— GIVEN MATERIAL —

## Start

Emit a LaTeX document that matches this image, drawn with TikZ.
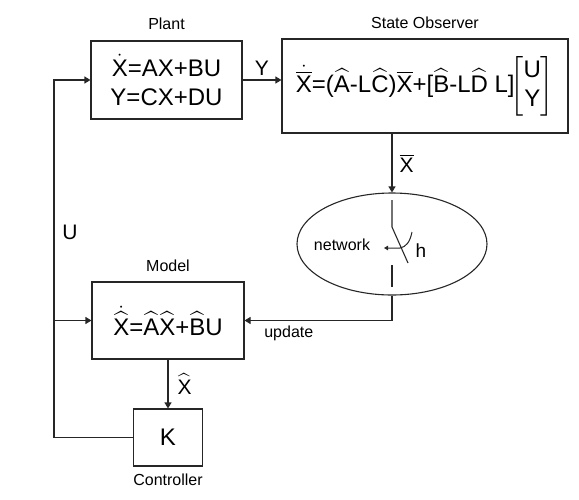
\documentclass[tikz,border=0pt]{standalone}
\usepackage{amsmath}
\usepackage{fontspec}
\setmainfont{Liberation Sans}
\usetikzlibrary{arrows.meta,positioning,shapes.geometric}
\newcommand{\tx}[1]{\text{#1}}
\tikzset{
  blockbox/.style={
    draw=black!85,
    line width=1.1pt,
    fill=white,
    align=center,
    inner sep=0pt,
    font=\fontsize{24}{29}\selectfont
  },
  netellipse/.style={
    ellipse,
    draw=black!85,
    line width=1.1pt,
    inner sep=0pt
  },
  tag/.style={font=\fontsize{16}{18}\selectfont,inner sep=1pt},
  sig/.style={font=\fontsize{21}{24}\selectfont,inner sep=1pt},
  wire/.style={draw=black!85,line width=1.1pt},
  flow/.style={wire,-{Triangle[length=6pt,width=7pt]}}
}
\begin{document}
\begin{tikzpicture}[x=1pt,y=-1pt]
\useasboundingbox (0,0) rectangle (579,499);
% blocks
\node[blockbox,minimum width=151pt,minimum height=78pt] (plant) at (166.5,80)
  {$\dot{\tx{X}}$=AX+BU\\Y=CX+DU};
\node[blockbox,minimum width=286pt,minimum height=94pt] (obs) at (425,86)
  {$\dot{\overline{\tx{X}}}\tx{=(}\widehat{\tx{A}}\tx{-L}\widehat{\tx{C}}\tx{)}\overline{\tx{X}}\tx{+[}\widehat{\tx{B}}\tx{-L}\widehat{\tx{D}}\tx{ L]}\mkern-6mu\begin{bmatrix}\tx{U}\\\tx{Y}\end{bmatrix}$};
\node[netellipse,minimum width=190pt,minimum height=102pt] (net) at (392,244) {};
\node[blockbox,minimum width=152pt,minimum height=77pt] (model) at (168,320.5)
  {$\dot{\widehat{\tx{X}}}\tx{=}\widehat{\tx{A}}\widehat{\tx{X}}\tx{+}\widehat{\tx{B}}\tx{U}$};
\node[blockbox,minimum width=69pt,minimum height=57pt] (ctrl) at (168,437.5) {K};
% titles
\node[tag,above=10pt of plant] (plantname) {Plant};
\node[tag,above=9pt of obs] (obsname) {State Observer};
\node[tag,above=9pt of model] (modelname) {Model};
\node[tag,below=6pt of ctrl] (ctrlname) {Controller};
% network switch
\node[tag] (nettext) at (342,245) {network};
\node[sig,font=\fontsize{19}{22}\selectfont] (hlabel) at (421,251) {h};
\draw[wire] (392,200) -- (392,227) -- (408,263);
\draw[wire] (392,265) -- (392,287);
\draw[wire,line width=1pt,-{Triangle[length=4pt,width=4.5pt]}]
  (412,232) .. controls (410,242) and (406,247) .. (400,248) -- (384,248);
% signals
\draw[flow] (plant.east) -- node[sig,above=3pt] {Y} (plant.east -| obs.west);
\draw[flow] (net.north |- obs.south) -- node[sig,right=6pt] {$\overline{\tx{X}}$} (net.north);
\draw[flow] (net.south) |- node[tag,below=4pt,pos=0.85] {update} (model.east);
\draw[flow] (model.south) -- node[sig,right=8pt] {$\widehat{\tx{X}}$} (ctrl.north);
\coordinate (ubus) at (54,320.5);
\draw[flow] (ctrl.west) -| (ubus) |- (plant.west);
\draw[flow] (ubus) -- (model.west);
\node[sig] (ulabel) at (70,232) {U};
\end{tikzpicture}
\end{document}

## End

— WHAT TO DO —
Replicate the material above verbatim; images stay out of the copy.

— SOLUTION TO THIS PROBLEM —
Emit a LaTeX document that matches this image, drawn with TikZ.
\documentclass[tikz,border=0pt]{standalone}
\usepackage{amsmath}
\usepackage{fontspec}
\setmainfont{Liberation Sans}
\usetikzlibrary{arrows.meta,positioning,shapes.geometric}
\newcommand{\tx}[1]{\text{#1}}
\tikzset{
  blockbox/.style={
    draw=black!85,
    line width=1.1pt,
    fill=white,
    align=center,
    inner sep=0pt,
    font=\fontsize{24}{29}\selectfont
  },
  netellipse/.style={
    ellipse,
    draw=black!85,
    line width=1.1pt,
    inner sep=0pt
  },
  tag/.style={font=\fontsize{16}{18}\selectfont,inner sep=1pt},
  sig/.style={font=\fontsize{21}{24}\selectfont,inner sep=1pt},
  wire/.style={draw=black!85,line width=1.1pt},
  flow/.style={wire,-{Triangle[length=6pt,width=7pt]}}
}
\begin{document}
\begin{tikzpicture}[x=1pt,y=-1pt]
\useasboundingbox (0,0) rectangle (579,499);
% blocks
\node[blockbox,minimum width=151pt,minimum height=78pt] (plant) at (166.5,80)
  {$\dot{\tx{X}}$=AX+BU\\Y=CX+DU};
\node[blockbox,minimum width=286pt,minimum height=94pt] (obs) at (425,86)
  {$\dot{\overline{\tx{X}}}\tx{=(}\widehat{\tx{A}}\tx{-L}\widehat{\tx{C}}\tx{)}\overline{\tx{X}}\tx{+[}\widehat{\tx{B}}\tx{-L}\widehat{\tx{D}}\tx{ L]}\mkern-6mu\begin{bmatrix}\tx{U}\\\tx{Y}\end{bmatrix}$};
\node[netellipse,minimum width=190pt,minimum height=102pt] (net) at (392,244) {};
\node[blockbox,minimum width=152pt,minimum height=77pt] (model) at (168,320.5)
  {$\dot{\widehat{\tx{X}}}\tx{=}\widehat{\tx{A}}\widehat{\tx{X}}\tx{+}\widehat{\tx{B}}\tx{U}$};
\node[blockbox,minimum width=69pt,minimum height=57pt] (ctrl) at (168,437.5) {K};
% titles
\node[tag,above=10pt of plant] (plantname) {Plant};
\node[tag,above=9pt of obs] (obsname) {State Observer};
\node[tag,above=9pt of model] (modelname) {Model};
\node[tag,below=6pt of ctrl] (ctrlname) {Controller};
% network switch
\node[tag] (nettext) at (342,245) {network};
\node[sig,font=\fontsize{19}{22}\selectfont] (hlabel) at (421,251) {h};
\draw[wire] (392,200) -- (392,227) -- (408,263);
\draw[wire] (392,265) -- (392,287);
\draw[wire,line width=1pt,-{Triangle[length=4pt,width=4.5pt]}]
  (412,232) .. controls (410,242) and (406,247) .. (400,248) -- (384,248);
% signals
\draw[flow] (plant.east) -- node[sig,above=3pt] {Y} (plant.east -| obs.west);
\draw[flow] (net.north |- obs.south) -- node[sig,right=6pt] {$\overline{\tx{X}}$} (net.north);
\draw[flow] (net.south) |- node[tag,below=4pt,pos=0.85] {update} (model.east);
\draw[flow] (model.south) -- node[sig,right=8pt] {$\widehat{\tx{X}}$} (ctrl.north);
\coordinate (ubus) at (54,320.5);
\draw[flow] (ctrl.west) -| (ubus) |- (plant.west);
\draw[flow] (ubus) -- (model.west);
\node[sig] (ulabel) at (70,232) {U};
\end{tikzpicture}
\end{document}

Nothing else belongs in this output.